**Set task:** Retype only what runs from the first line of the listing to the line holding "0.952, 0.968, 0.980]", both included. Do not retype the pictures.
· · · · ·
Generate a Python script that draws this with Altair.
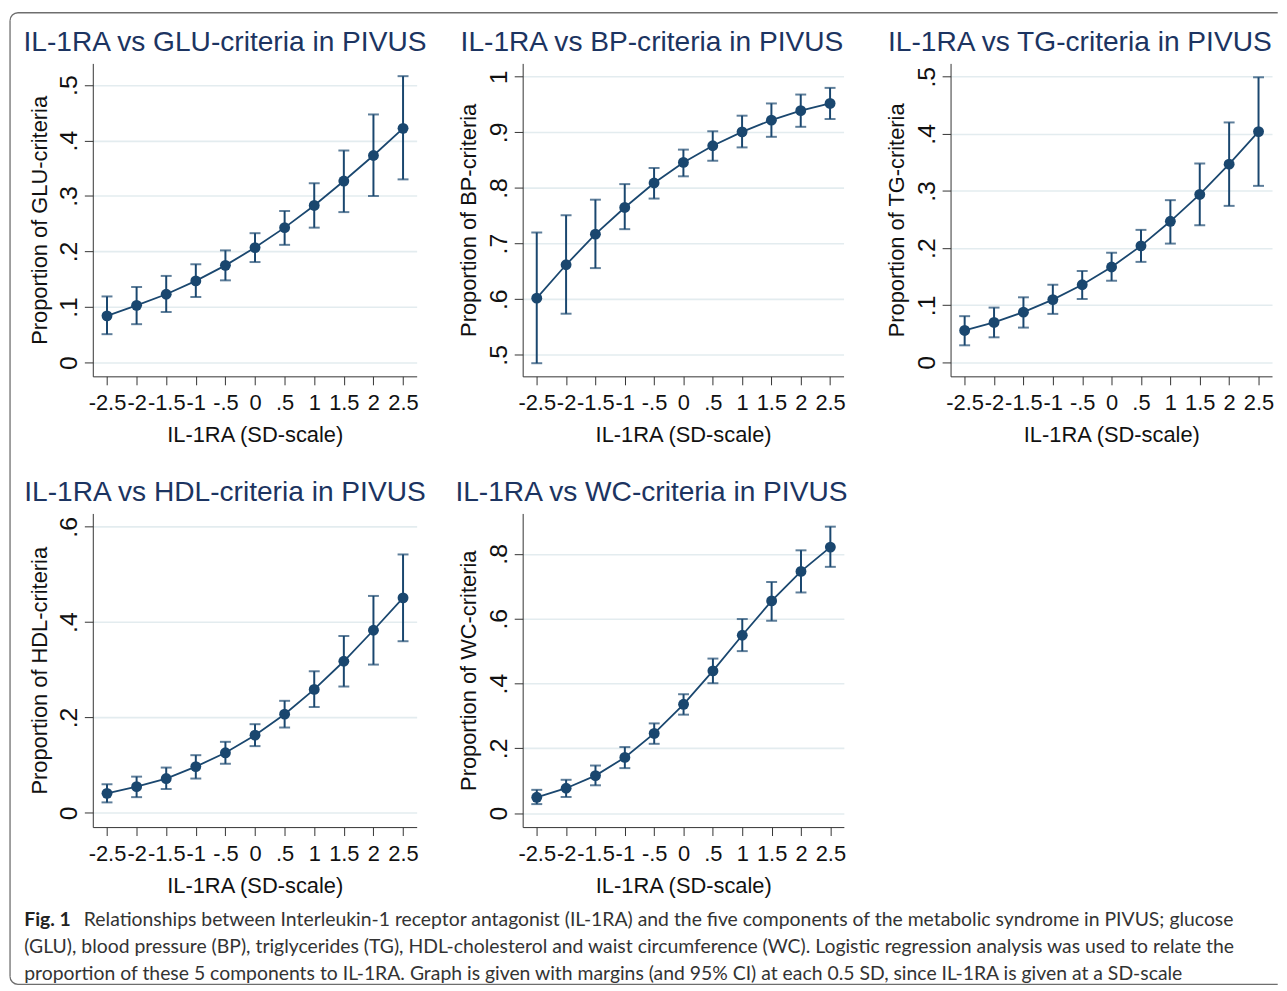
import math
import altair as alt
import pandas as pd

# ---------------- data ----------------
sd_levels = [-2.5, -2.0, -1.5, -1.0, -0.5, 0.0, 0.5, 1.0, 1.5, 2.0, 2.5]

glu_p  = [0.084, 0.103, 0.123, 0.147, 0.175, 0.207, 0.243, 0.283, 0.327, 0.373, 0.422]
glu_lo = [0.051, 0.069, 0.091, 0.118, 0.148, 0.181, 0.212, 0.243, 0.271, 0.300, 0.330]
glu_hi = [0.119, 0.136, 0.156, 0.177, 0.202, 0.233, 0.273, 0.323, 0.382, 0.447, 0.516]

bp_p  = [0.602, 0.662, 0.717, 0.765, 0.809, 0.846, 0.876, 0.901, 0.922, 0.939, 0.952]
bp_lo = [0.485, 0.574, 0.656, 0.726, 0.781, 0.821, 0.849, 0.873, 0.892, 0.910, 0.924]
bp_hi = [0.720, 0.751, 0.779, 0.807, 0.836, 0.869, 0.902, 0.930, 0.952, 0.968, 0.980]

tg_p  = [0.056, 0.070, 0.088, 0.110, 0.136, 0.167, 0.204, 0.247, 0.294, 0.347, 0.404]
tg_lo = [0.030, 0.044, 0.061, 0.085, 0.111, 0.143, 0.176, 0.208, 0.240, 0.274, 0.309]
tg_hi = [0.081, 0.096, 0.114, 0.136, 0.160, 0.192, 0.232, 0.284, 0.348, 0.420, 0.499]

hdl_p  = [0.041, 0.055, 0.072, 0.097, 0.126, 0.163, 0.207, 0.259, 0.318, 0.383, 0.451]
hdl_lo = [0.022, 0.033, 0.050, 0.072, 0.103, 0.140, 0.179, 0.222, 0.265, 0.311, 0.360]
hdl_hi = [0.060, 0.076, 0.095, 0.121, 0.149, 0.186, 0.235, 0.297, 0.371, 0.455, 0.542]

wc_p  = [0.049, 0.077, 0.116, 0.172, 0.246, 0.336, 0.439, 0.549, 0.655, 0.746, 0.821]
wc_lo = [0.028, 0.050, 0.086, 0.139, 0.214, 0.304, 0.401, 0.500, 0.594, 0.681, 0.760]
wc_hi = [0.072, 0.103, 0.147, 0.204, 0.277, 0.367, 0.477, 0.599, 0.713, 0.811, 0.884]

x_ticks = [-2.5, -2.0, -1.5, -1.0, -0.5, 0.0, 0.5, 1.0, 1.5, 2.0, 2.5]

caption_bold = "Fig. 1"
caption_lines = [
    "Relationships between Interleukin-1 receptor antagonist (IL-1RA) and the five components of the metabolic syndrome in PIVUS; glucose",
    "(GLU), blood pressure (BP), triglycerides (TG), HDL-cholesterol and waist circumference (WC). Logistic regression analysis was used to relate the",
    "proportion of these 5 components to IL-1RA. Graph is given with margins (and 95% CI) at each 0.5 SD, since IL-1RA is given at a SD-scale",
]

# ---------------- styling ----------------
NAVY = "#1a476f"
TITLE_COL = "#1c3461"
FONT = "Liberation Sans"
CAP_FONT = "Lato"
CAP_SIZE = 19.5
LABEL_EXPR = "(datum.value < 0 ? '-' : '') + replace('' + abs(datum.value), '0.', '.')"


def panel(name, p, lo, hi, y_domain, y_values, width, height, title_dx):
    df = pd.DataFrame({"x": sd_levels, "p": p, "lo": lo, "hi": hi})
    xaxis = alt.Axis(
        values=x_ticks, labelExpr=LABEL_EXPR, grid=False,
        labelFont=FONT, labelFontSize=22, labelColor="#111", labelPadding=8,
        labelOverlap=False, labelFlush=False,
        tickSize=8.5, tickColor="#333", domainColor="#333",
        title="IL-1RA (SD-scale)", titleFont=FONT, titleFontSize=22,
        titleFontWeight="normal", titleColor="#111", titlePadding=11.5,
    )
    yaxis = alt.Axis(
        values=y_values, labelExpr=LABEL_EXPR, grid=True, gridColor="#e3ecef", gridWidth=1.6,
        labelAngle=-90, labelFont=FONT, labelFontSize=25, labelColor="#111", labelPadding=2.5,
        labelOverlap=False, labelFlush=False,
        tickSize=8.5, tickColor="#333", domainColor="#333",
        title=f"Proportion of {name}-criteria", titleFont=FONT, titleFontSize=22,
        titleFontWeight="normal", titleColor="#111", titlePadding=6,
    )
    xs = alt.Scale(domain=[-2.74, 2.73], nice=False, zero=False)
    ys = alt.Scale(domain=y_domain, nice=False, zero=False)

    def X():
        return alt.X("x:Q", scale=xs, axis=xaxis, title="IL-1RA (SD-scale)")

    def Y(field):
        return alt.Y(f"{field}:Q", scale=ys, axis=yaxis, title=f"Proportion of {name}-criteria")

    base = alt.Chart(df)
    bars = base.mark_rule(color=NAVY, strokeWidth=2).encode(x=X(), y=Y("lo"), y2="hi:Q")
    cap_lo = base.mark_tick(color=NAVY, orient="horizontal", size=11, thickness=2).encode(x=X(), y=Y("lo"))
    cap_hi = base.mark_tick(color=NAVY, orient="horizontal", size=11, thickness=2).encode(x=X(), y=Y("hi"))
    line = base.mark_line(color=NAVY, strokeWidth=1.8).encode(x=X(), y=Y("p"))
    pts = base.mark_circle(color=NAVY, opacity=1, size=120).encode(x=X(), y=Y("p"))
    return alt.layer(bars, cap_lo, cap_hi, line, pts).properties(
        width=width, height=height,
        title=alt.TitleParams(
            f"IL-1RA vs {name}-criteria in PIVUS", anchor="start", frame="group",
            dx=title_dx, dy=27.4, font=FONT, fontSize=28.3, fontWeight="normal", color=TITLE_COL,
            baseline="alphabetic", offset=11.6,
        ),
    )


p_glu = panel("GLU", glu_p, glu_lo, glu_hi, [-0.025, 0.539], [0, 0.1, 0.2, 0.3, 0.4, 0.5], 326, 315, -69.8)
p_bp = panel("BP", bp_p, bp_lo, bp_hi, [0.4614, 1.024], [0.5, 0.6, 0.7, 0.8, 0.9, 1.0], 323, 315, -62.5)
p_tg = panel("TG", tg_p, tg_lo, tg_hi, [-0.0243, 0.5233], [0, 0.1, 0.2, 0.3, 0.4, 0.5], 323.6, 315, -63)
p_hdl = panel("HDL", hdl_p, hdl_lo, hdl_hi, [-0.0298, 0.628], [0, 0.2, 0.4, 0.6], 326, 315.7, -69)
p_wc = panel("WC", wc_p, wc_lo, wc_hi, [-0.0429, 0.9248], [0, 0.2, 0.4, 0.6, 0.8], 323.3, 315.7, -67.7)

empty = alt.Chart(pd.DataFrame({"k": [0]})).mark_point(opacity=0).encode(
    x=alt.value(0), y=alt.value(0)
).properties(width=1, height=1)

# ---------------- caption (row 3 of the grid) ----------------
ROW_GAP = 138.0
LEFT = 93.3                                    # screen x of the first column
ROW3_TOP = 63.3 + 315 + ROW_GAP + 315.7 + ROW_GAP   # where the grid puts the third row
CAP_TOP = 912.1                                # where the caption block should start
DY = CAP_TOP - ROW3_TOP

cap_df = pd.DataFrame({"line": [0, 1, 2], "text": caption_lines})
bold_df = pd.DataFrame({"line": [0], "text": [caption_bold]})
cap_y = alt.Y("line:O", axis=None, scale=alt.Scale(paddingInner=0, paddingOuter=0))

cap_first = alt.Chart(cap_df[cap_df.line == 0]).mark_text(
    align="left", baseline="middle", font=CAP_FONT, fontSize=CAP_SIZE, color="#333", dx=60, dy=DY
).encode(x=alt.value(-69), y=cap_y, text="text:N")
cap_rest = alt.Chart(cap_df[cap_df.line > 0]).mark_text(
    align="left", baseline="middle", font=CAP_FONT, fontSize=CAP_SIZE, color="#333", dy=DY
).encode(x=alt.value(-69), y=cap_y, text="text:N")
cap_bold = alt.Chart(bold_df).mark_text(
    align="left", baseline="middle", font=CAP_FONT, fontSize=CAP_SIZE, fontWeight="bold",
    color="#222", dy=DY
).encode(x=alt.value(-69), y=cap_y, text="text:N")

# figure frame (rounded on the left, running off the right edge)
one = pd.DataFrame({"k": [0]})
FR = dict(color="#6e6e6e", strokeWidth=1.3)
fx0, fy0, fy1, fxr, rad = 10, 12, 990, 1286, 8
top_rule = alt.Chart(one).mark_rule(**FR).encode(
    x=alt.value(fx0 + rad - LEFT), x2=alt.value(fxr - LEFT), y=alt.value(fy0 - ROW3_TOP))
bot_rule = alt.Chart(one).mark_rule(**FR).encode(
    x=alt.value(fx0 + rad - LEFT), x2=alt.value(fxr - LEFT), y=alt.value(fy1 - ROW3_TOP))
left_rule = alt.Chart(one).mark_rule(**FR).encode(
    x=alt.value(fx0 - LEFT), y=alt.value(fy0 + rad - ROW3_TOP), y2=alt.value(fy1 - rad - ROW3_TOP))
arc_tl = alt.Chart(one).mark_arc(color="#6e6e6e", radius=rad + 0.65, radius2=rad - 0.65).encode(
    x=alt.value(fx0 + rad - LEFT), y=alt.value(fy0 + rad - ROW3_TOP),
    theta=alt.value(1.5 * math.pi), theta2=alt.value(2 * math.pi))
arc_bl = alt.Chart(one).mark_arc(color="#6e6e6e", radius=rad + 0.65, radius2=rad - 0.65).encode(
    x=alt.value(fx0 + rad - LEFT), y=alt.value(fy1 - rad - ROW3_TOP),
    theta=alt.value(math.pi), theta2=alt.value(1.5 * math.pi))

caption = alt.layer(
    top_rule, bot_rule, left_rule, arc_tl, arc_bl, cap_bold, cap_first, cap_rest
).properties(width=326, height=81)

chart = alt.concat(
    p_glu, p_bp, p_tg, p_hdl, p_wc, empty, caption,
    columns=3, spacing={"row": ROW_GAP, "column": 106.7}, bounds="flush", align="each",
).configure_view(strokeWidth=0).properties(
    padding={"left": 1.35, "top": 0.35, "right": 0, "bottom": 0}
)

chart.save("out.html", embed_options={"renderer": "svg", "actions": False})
· · · · ·
**Task result:**
Generate a Python script that draws this with Altair.
import math
import altair as alt
import pandas as pd

# ---------------- data ----------------
sd_levels = [-2.5, -2.0, -1.5, -1.0, -0.5, 0.0, 0.5, 1.0, 1.5, 2.0, 2.5]

glu_p  = [0.084, 0.103, 0.123, 0.147, 0.175, 0.207, 0.243, 0.283, 0.327, 0.373, 0.422]
glu_lo = [0.051, 0.069, 0.091, 0.118, 0.148, 0.181, 0.212, 0.243, 0.271, 0.300, 0.330]
glu_hi = [0.119, 0.136, 0.156, 0.177, 0.202, 0.233, 0.273, 0.323, 0.382, 0.447, 0.516]

bp_p  = [0.602, 0.662, 0.717, 0.765, 0.809, 0.846, 0.876, 0.901, 0.922, 0.939, 0.952]
bp_lo = [0.485, 0.574, 0.656, 0.726, 0.781, 0.821, 0.849, 0.873, 0.892, 0.910, 0.924]
bp_hi = [0.720, 0.751, 0.779, 0.807, 0.836, 0.869, 0.902, 0.930, 0.952, 0.968, 0.980]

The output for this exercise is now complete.